I take issue with commercial product where the time element is the issue that the products produced are most often based on, along with keeping the ingredient costs low. I find that this results in many items tasting the same, not necessarily good. They use the same sleeve fillings, the same artificial whipped toppings etc. There is often an almost chemical taste to the items offered.
And yes, there is most definitely a difference between what is expected from a commercial bakery and what is expected from a pastry chef. But I am finding that the line is very much so blurred.

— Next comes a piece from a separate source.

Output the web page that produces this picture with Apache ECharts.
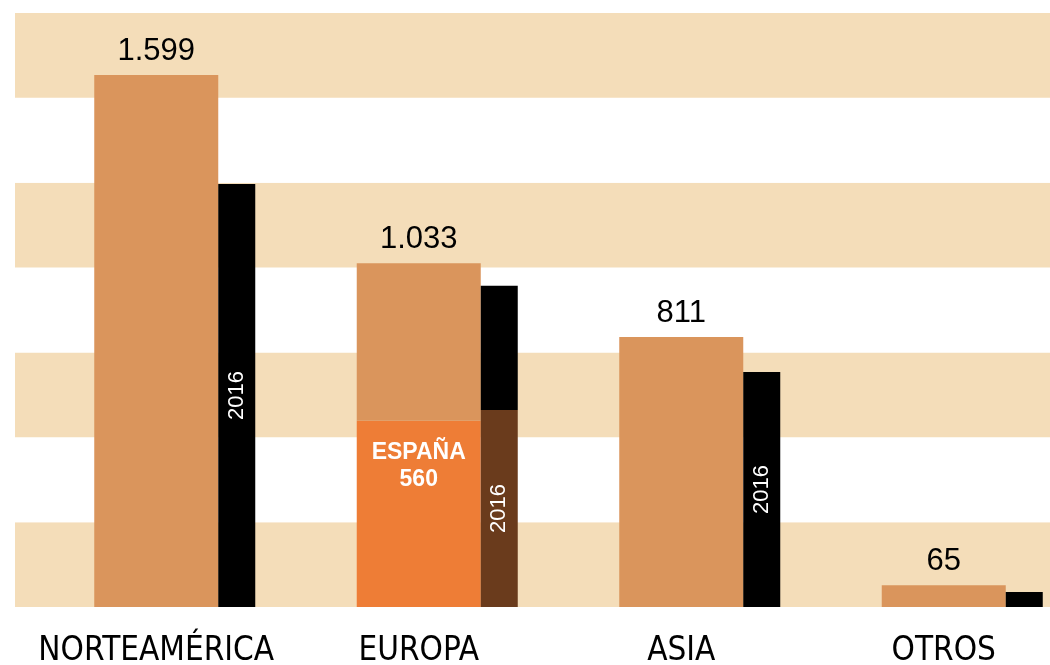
<!DOCTYPE html>
<html>
<head>
<meta charset="utf-8">
<style>
  html, body { margin: 0; padding: 0; background: #ffffff; }
  #chart { width: 1050px; height: 665px; }
</style>
<script src="https://cdn.jsdelivr.net/npm/echarts@6/dist/echarts.min.js"></script>
</head>
<body>
<div id="chart"></div>
<script>
// ---- data ----
const categories = ['NORTEAMÉRICA', 'EUROPA', 'ASIA', 'OTROS'];
const total2017 = [1599, 1033, 811, 65];
const total2016 = [1271, 965, 706, 45];       // estimated from the black bars
const espana2017 = [null, 560, null, null];
const espana2016 = [null, 592, null, null];   // estimated from the dark brown segment
const valueLabels = ['1.599', '1.033', '811', '65'];
const yearLabel = '2016';
const espanaLabel = 'ESPAÑA\n560';

// ---- styles ----
const C_BAND = '#f4ddb9';
const C_TAN = '#da955c';
const C_ORANGE = '#ee7d36';
const C_BROWN = '#6a3b1c';
const C_BLACK = '#000000';
const FONT = '"Liberation Sans", "DejaVu Sans", sans-serif';
const FONT_NARROW = '"Liberation Sans Narrow", "DejaVu Sans Condensed", sans-serif';

const tanRest = total2017.map((v, i) => espana2017[i] != null ? v - espana2017[i] : v);
const blackRest = total2016.map((v, i) => espana2016[i] != null ? v - espana2016[i] : v);

const yearLabelStyle = {
  show: true, position: 'inside', rotate: 90, formatter: yearLabel,
  color: '#ffffff', fontFamily: FONT, fontSize: 22
};

const chart = echarts.init(document.getElementById('chart'), null, { renderer: 'canvas' });
chart.setOption({
  animation: false,
  backgroundColor: '#ffffff',
  grid: [
    { left: 15, right: 0, top: 13, bottom: 58 },          // background bands
    { left: 25, width: 1050, top: 13, bottom: 58, outerBoundsMode: 'none' }  // bars
  ],
  xAxis: [
    { gridIndex: 0, type: 'value', min: 0, max: 1, show: false },
    {
      gridIndex: 1, type: 'category', data: categories,
      axisLine: { show: false }, axisTick: { show: false },
      axisLabel: { interval: 0, color: '#000', fontFamily: FONT_NARROW, fontSize: 33, margin: 28 }
    }
  ],
  yAxis: [
    {
      gridIndex: 0, type: 'value', min: 0, max: 7, interval: 1,
      axisLine: { show: false }, axisTick: { show: false }, axisLabel: { show: false },
      splitLine: { show: false },
      splitArea: { show: true, areaStyle: { color: [C_BAND, '#ffffff'] } }
    },
    {
      gridIndex: 1, type: 'value', min: 0, max: 1785,
      axisLine: { show: false }, axisTick: { show: false }, axisLabel: { show: false },
      splitLine: { show: false }
    }
  ],
  series: [
    { // spacer so the 2017 bar sits centred on its category
      type: 'bar', xAxisIndex: 1, yAxisIndex: 1, stack: 'sp', barWidth: 37, barGap: '0%',
      data: categories.map(() => 0), itemStyle: { color: 'rgba(0,0,0,0)' }, silent: true
    },
    {
      type: 'bar', xAxisIndex: 1, yAxisIndex: 1, stack: 'y17', barWidth: 124,
      data: espana2017, itemStyle: { color: C_ORANGE },
      label: {
        show: true, position: 'insideTop', distance: 19, formatter: espanaLabel,
        color: '#ffffff', fontFamily: FONT, fontSize: 23, fontWeight: 'bold', lineHeight: 27, align: 'center'
      }
    },
    {
      type: 'bar', xAxisIndex: 1, yAxisIndex: 1, stack: 'y17', barWidth: 124,
      data: tanRest, itemStyle: { color: C_TAN },
      label: {
        show: true, position: 'top', distance: 8,
        formatter: p => valueLabels[p.dataIndex],
        color: '#000', fontFamily: FONT, fontSize: 31
      }
    },
    {
      type: 'bar', xAxisIndex: 1, yAxisIndex: 1, stack: 'y16', barWidth: 37,
      data: espana2016.map(v => v == null ? null : { value: v, label: yearLabelStyle }),
      itemStyle: { color: C_BROWN }
    },
    {
      type: 'bar', xAxisIndex: 1, yAxisIndex: 1, stack: 'y16', barWidth: 37,
      data: blackRest.map((v, i) => {
        const showLabel = espana2016[i] == null && total2016[i] > 200;
        return showLabel ? { value: v, label: yearLabelStyle } : v;
      }),
      itemStyle: { color: C_BLACK }
    }
  ]
});
</script>
</body>
</html>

As in just about any other product being produced it has become an issue of what people are willing to pay for and what they are willing to accept for the price they want to pay. Sometimes quality doesn't stand a chance.
Hugs Squirrelly Cakes
post #43 of 53
I have definately had to learn not to be shy about pricing my cakes! People really do not understand about cake pricing. I recently made a bridal shower cake for someone, it was 60 servings (actually its in my photos, its a 2 layer 11x15 victorian cake with a hat and gloves and pearls)... I told the lady to just pay whatever she wanted but she didn't have to pay....it was basically a gift and that's fine...

She gave me $50, which to her I guess was alot for cakes! What she didn't know was that after I bought the lace mold and the ingredients and the luster dust, I was pretty close to that amount out of pocket! Which is okay....I offered, but it just goes to show how people do not understand.
post #44 of 53
Yes, that cake looks more like $150 to me! What a beauty, that is just perfect! The guests must have been thrilled! Love it!
Hugs Squirrelly Cakes
post #45 of 53
What a bummer! People just don't understand what goes into creating a cake like this.

I'm glad you stood your ground with the pricing. They'll soon have a rude awakening when they start to get prices from other places and find out your's was the least expensive!